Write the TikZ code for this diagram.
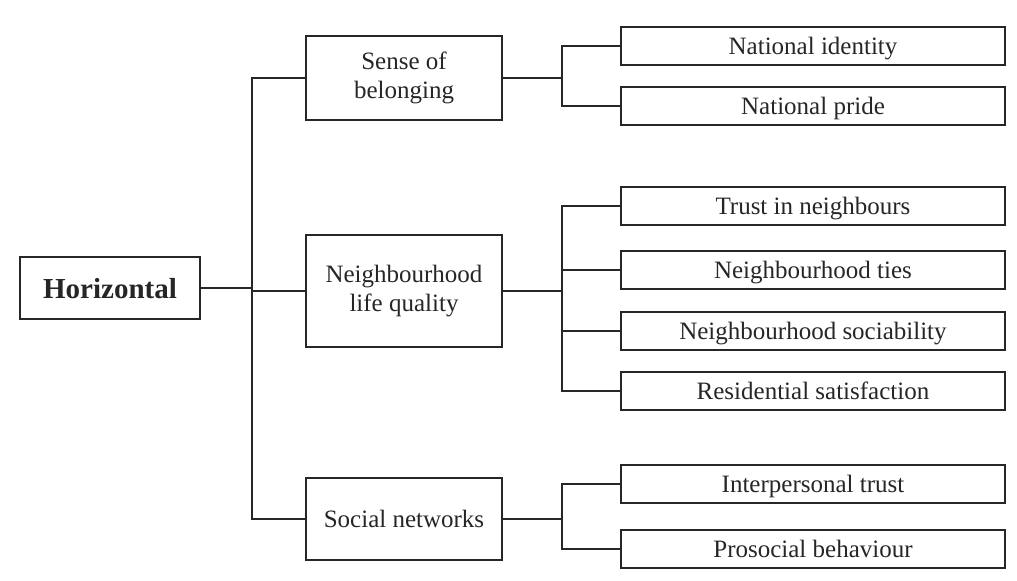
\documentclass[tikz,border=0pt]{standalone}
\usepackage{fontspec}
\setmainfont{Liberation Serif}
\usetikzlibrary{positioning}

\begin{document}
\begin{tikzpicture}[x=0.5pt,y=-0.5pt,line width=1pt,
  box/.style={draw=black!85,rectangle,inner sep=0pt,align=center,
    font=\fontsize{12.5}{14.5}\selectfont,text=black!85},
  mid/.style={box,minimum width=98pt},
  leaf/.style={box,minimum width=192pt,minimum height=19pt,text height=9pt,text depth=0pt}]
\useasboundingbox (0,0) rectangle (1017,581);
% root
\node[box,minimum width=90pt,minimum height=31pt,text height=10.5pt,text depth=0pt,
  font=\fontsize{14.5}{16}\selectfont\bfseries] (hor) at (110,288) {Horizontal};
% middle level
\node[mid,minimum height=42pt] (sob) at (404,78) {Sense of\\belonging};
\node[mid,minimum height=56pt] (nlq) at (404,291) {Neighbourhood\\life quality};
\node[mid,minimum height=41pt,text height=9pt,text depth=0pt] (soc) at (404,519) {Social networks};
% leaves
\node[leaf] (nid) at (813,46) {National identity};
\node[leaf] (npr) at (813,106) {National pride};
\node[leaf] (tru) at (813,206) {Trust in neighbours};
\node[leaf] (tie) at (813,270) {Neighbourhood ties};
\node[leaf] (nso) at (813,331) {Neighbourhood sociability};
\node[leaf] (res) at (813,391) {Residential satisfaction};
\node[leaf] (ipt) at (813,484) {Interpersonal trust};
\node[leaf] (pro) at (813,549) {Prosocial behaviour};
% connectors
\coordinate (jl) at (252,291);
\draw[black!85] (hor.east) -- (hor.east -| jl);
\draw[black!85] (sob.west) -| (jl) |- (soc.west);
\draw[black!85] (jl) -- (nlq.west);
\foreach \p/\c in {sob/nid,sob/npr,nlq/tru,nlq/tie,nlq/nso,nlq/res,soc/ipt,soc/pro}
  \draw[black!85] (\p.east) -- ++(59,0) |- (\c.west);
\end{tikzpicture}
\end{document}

════════════════════

--- Work instructions ---
Reproduce each line exactly as it appears, omitting the pictures.

--- Complete answer ---
Write the TikZ code for this diagram.
\documentclass[tikz,border=0pt]{standalone}
\usepackage{fontspec}
\setmainfont{Liberation Serif}
\usetikzlibrary{positioning}

\begin{document}
\begin{tikzpicture}[x=0.5pt,y=-0.5pt,line width=1pt,
  box/.style={draw=black!85,rectangle,inner sep=0pt,align=center,
    font=\fontsize{12.5}{14.5}\selectfont,text=black!85},
  mid/.style={box,minimum width=98pt},
  leaf/.style={box,minimum width=192pt,minimum height=19pt,text height=9pt,text depth=0pt}]
\useasboundingbox (0,0) rectangle (1017,581);
% root
\node[box,minimum width=90pt,minimum height=31pt,text height=10.5pt,text depth=0pt,
  font=\fontsize{14.5}{16}\selectfont\bfseries] (hor) at (110,288) {Horizontal};
% middle level
\node[mid,minimum height=42pt] (sob) at (404,78) {Sense of\\belonging};
\node[mid,minimum height=56pt] (nlq) at (404,291) {Neighbourhood\\life quality};
\node[mid,minimum height=41pt,text height=9pt,text depth=0pt] (soc) at (404,519) {Social networks};
% leaves
\node[leaf] (nid) at (813,46) {National identity};
\node[leaf] (npr) at (813,106) {National pride};
\node[leaf] (tru) at (813,206) {Trust in neighbours};
\node[leaf] (tie) at (813,270) {Neighbourhood ties};
\node[leaf] (nso) at (813,331) {Neighbourhood sociability};
\node[leaf] (res) at (813,391) {Residential satisfaction};
\node[leaf] (ipt) at (813,484) {Interpersonal trust};
\node[leaf] (pro) at (813,549) {Prosocial behaviour};
% connectors
\coordinate (jl) at (252,291);
\draw[black!85] (hor.east) -- (hor.east -| jl);
\draw[black!85] (sob.west) -| (jl) |- (soc.west);
\draw[black!85] (jl) -- (nlq.west);
\foreach \p/\c in {sob/nid,sob/npr,nlq/tru,nlq/tie,nlq/nso,nlq/res,soc/ipt,soc/pro}
  \draw[black!85] (\p.east) -- ++(59,0) |- (\c.west);
\end{tikzpicture}
\end{document}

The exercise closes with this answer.